Eritrea: Tuduhan Kami Lakukan Pelanggaran HAM di Tigray Hanya Fantasi

Jakarta, IDN Times - Presiden Eritrea, Isaias Afwerki, menolak laporan tuduhan yang menyebutkan bahwa tentaranya telah melakukan pelanggaran di wilayah Tigray, Ethiopia. Dia menyebut tuduhan itu sebagai informasi yang keliru dan hanya fantasi.
Selama konflik dua tahun Ethiopia pada 2020-2022, Eritrea dituduh telah menyeberang ke wilayah Tigray.

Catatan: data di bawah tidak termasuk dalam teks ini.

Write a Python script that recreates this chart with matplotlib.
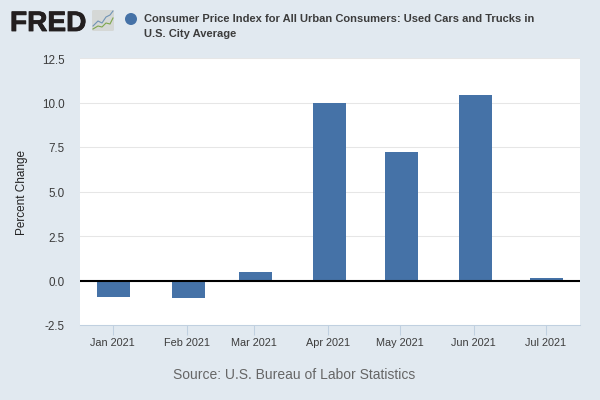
import numpy as np
import matplotlib
matplotlib.use('Agg')
import matplotlib.pyplot as plt
import matplotlib.dates as mdates
import matplotlib.patheffects as pe
from matplotlib.patches import Circle, FancyBboxPatch
from matplotlib.transforms import ScaledTranslation
from datetime import date

plt.rcParams['font.family'] = ['Liberation Sans', 'DejaVu Sans']

months = [date(2021, 1, 1), date(2021, 2, 1), date(2021, 3, 1), date(2021, 4, 1),
          date(2021, 5, 1), date(2021, 6, 1), date(2021, 7, 1)]
month_labels = ['Jan 2021', 'Feb 2021', 'Mar 2021', 'Apr 2021', 'May 2021', 'Jun 2021', 'Jul 2021']
pct_change = [-0.9, -0.97, 0.5, 10.0, 7.2, 10.42, 0.15]
yticks = [-2.5, 0.0, 2.5, 5.0, 7.5, 10.0, 12.5]

title = 'Consumer Price Index for All Urban Consumers: Used Cars and Trucks in\nU.S. City Average'
bg = '#e1e9f0'
blue = '#4572a7'

fig = plt.figure(figsize=(6, 4), dpi=100, facecolor=bg)
# plot box is x 80-580, y 58-325 in pixels
ax = fig.add_axes([80 / 600, 1 - 325 / 400, 500 / 600, 267 / 400])

x = mdates.date2num(months)
ax.bar(x + 0.6, pct_change, width=13.8, color=blue, zorder=2)
ax.axhline(0, color='black', lw=1.5, zorder=3)

ax.set_xlim(x[0] - 13.6, x[-1] + 14.4)
ax.set_ylim(-2.5, 12.5)
ax.set_xticks(x)
ax.set_xticklabels(month_labels)
ax.set_yticks(yticks)
ax.set_yticklabels(['%.1f' % v for v in yticks])
ax.grid(axis='y', color='#e6e6e6', lw=0.75, zorder=1)
ax.set_axisbelow(True)

for s in ['top', 'left', 'right']:
    ax.spines[s].set_visible(False)
ax.spines['bottom'].set_color('#c0d0e0')
ax.spines['bottom'].set_linewidth(0.75)
ax.tick_params(axis='x', length=7, width=0.75, color='#c0d0e0', labelcolor='#3c3c3c',
               labelsize=7.8, pad=2.5)
ax.tick_params(axis='y', length=0, labelcolor='#3c3c3c', labelsize=8.4, pad=11)
# y labels sit about 1px below their gridlines
for lab in ax.get_yticklabels():
    lab.set_transform(lab.get_transform() + ScaledTranslation(0, -1 / 100, fig.dpi_scale_trans))

fig.text(22 / 600, 1 - 193 / 400, 'Percent Change', rotation=90, ha='center', va='center',
         fontsize=8.5, color='#222222')
fig.text(294.5 / 600, 1 - 375 / 400, 'Source: U.S. Bureau of Labor Statistics', ha='center',
         va='center', fontsize=10, color='#666666')
fig.text(144 / 600, 1 - 26.5 / 400, title, ha='left', va='center', fontsize=8,
         fontweight='bold', color='#3c3c3c', linespacing=1.55)

# header: logo and legend dot, drawn in pixel coordinates
hdr = fig.add_axes([0, 0, 1, 1], facecolor='none')
hdr.set_xlim(0, 600)
hdr.set_ylim(400, 0)
hdr.axis('off')
hdr.text(10, 31, 'FRED', fontsize=20.2, fontweight='bold', color='#231f20', va='baseline', ha='left',
         path_effects=[pe.withStroke(linewidth=0.6, foreground='#231f20')])
hdr.add_patch(FancyBboxPatch((92, 10), 22, 21, boxstyle='round,pad=0,rounding_size=1.5',
                             fc='#d5d8d6', ec='none'))
hdr.plot([93, 98, 102, 106, 110, 113], [26, 21, 23, 17, 15, 11], color='#6f93b5', lw=0.8)
hdr.plot([93, 98, 102, 106, 110, 113], [29, 26, 27, 23, 24, 18], color='#7ea64e', lw=0.8)
hdr.add_patch(Circle((131, 19), 6, fc=blue, ec='none'))

fig.savefig('out.png', dpi=100, facecolor=bg)
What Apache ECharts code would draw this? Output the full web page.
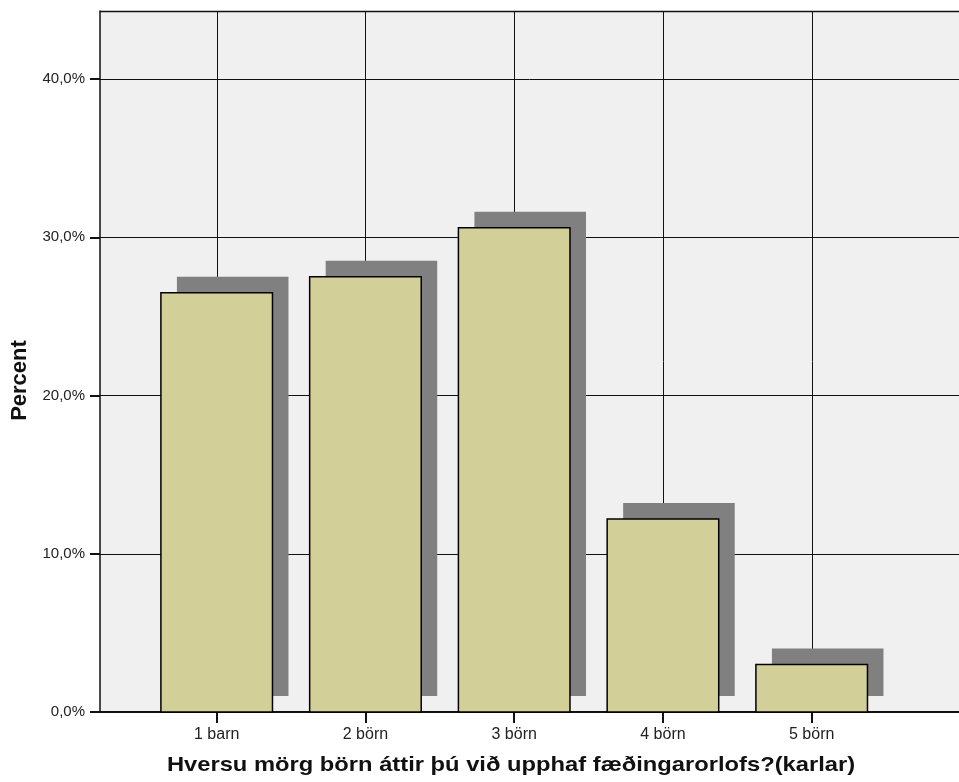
<!DOCTYPE html>
<html>
<head>
<meta charset="utf-8">
<script src="https://cdn.jsdelivr.net/npm/echarts@6/dist/echarts.min.js"></script>
<style>
html,body{margin:0;padding:0;background:#fff;}
#chart{width:959px;height:782px;}
</style>
</head>
<body>
<div id="chart"></div>
<script>
const categories = ['1 barn', '2 börn', '3 börn', '4 börn', '5 börn'];
const percentValues = [26.5, 27.5, 30.6, 12.2, 3.0];
const yTickValues = [0, 10, 20, 30, 40];
const xTitle = 'Hversu mörg börn áttir þú við upphaf fæðingarorlofs?(karlar)';
const yTitle = 'Percent';

const positions = categories.map((c, i) => i + 1);
const barData = categories.map((c, i) => [i + 1, percentValues[i]]);
const gridData = positions.map(p => [p]);

const chart = echarts.init(document.getElementById('chart'), null, {renderer: 'canvas'});
const FONT = '"Liberation Sans", Arial, sans-serif';
const HALF = 0.375;
const SHADOW = 16;
const YMAX = 44.3;

chart.setOption({
  animation: false,
  backgroundColor: '#ffffff',
  grid: {
    left: 100, top: 11, width: 859, height: 701,
    show: true, backgroundColor: '#f0f0f0', borderWidth: 0
  },
  xAxis: {
    type: 'value',
    min: 0.2155,
    max: 5.9903,
    splitLine: {show: false},
    axisLine: {show: true, onZero: false, lineStyle: {color: '#111', width: 2}},
    axisTick: {show: true, length: 11, customValues: positions, lineStyle: {color: '#111', width: 2}},
    axisLabel: {
      show: true, customValues: positions, margin: 15,
      fontFamily: FONT, fontSize: 16, color: '#222',
      formatter: v => categories[Math.round(v) - 1] || ''
    }
  },
  yAxis: {
    type: 'value',
    min: 0,
    max: YMAX,
    interval: 10,
    splitLine: {show: true, lineStyle: {color: '#111', width: 1}},
    axisLine: {show: true, lineStyle: {color: '#111', width: 1.5}},
    axisTick: {show: true, length: 10, customValues: yTickValues, lineStyle: {color: '#111', width: 2}},
    axisLabel: {
      customValues: yTickValues, margin: 15,
      fontFamily: FONT, fontSize: 15, color: '#222',
      formatter: v => v.toFixed(1).replace('.', ',') + '%'
    }
  },
  graphic: [
    {
      type: 'line', z: 100,
      shape: {x1: 100, y1: 11.5, x2: 959, y2: 11.5},
      style: {stroke: '#111', lineWidth: 1.5}
    },
    {
      type: 'text', z: 100,
      x: 511, y: 755, scaleX: 1.13,
      style: {text: xTitle, font: 'bold 21px ' + FONT, fill: '#111', align: 'center', verticalAlign: 'top'}
    },
    {
      type: 'text', z: 100,
      x: 20, y: 380.5, rotation: Math.PI / 2,
      style: {text: yTitle, font: 'bold 22px ' + FONT, fill: '#111', align: 'center', verticalAlign: 'middle'}
    }
  ],
  series: [
    {
      type: 'custom',
      z: 1,
      data: gridData,
      renderItem: function (params, api) {
        const top = api.coord([api.value(0), YMAX]);
        const bot = api.coord([api.value(0), 0]);
        return {
          type: 'line',
          shape: {x1: Math.round(top[0]) + 0.5, y1: top[1], x2: Math.round(bot[0]) + 0.5, y2: bot[1]},
          style: {stroke: '#111', lineWidth: 1}
        };
      }
    },
    {
      type: 'custom',
      z: 2,
      data: barData,
      renderItem: function (params, api) {
        const x = api.value(0), y = api.value(1);
        const tl = api.coord([x - HALF, y]);
        const br = api.coord([x + HALF, 0]);
        const w = br[0] - tl[0], h = br[1] - tl[1];
        return {
          type: 'group',
          children: [
            {
              type: 'rect',
              shape: {x: tl[0] + SHADOW, y: tl[1] - SHADOW, width: w, height: h},
              style: {fill: '#808080'}
            },
            {
              type: 'rect',
              shape: {x: tl[0], y: tl[1], width: w, height: h},
              style: {fill: '#d3cf99', stroke: '#000', lineWidth: 1.5}
            }
          ]
        };
      }
    }
  ]
});
</script>
</body>
</html>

Dalam beberapa laporan, mereka dinilai telah membantu tentara Ethiopia melawan para pejuang Tigrayan People's Liberation Front (TPLF).
Selama perang tersebut, tentara Eritrea diduga telah melakukan serangkaian pelanggaran hak asasi manusia.
1. Tuduhan pelanggaran HAM oleh tentara Eritrea dibantah Isaias Afwerki

Fajar perdamaian antara elite politik Tigray dan Ethiopia telah menyingsing pada 2023. Perjanjian perdamaian permanen telah dilakukan dan berbagai upaya normalisasi hubungan antara pemerintah federal dan regional telah dilakukan.
Perang selama dua tahun di Tigray telah membunuh puluhan ribu orang, dengan jutaan lain terdampak menjadi pengungsi dan terancam kelaparan.
Selama konflik, tentara Eritrea dinilai telah menyeberang ke Tigray dan membantu Ethiopia melawan perjuangan pasukan TPLF. Selama konflik berlangsung, Presiden Isaias Afwerki jarang mengeluarkan komentar publik tentang tuduhan tersebut.
Dalam komentarnya yang langka pada Kamis (9/2/2023), dilansir Al Arabiya, Afwerki mengatakan bahwa tuduhan pelanggaran hak asasi manusia yang ditujukan kepada tentaranya hanya fantasi belaka.
2. Tidak ingin ikut campur dalam urusan Ethiopia
Dugaan kehadiran pasukan Eritrea wilayah Tigray selama konflik telah menjadi masalah besar. Ethiopia sendiri menolak tuduhan bahwa pasukan Eritrea berada di Tigray.
Namun, menurut laporan kelompok hak asasi manusia dan pakar Perserikatan Bangsa-Bangsa (PBB), pasukan Eritrea ikut membantu Ethiopia dan dituduh bertanggung jawab atas banyak pelanggaran terhadap etnis Tigrayan, dikutip dari Associated Press.
Dalam salah satu episode berdarah yang dilaporkan pada November 2020, tentara Eritrea dituduh melakukan berbagai pelanggaran seperti membunuh ratusan warga sipil di Axum selama 24 jam. Pelanggaran lainnya seperti dugaan pemerkosaan berkelompok.
Namun, saat mengunjungi Kenya Presiden Afwerki menolak tuduhan itu. Dia juga mengatakan negaranya tidak ikut campur dalam proses perdamaian di Ethiopia dan mengklaim tidak memiliki agenda di negara tetangganya.
"Anda berbicara tentang penarikan, atau non-penarikan (tentara Eritrea), kami katakan ini tidak masuk akal. Jangan memprovokasi kami. Anggap saja proses perdamaian di Ethiopia berjalan tanpa hambatan," kata Afwerki.
3. Pabrik pemalsuan informasi, kata Afwerki

Selama upaya perdamaian antara Ethiopia dengan Tigray, Eritrea tidak ikut terlibat dalam kesepakatan. Bahkan, dalam beberapa laporan, meski perjanjian damai itu telah disepakati, tentara Eritrea dinilai masih ada yang terlihat di wilayah Tigray.
Afwerki yang ditanya oleh wartawan tentang dugaan pelanggaran HAM yang dilakukan tentaranya tampak jengkel, dan akhirnya menjawab dengan menuduh bahwa informasi tersebut adalah palsu.
"Semua orang berbicara tentang pelanggaran hak asasi manusia (oleh pasukan Eritrea), pemerkosaan, penjarahan, ini adalah fantasi di benak pemilik pabrik ini yang saya sebut sebagai pabrik pemalsuan informasi," kata Afwerki dikutip Anadolu.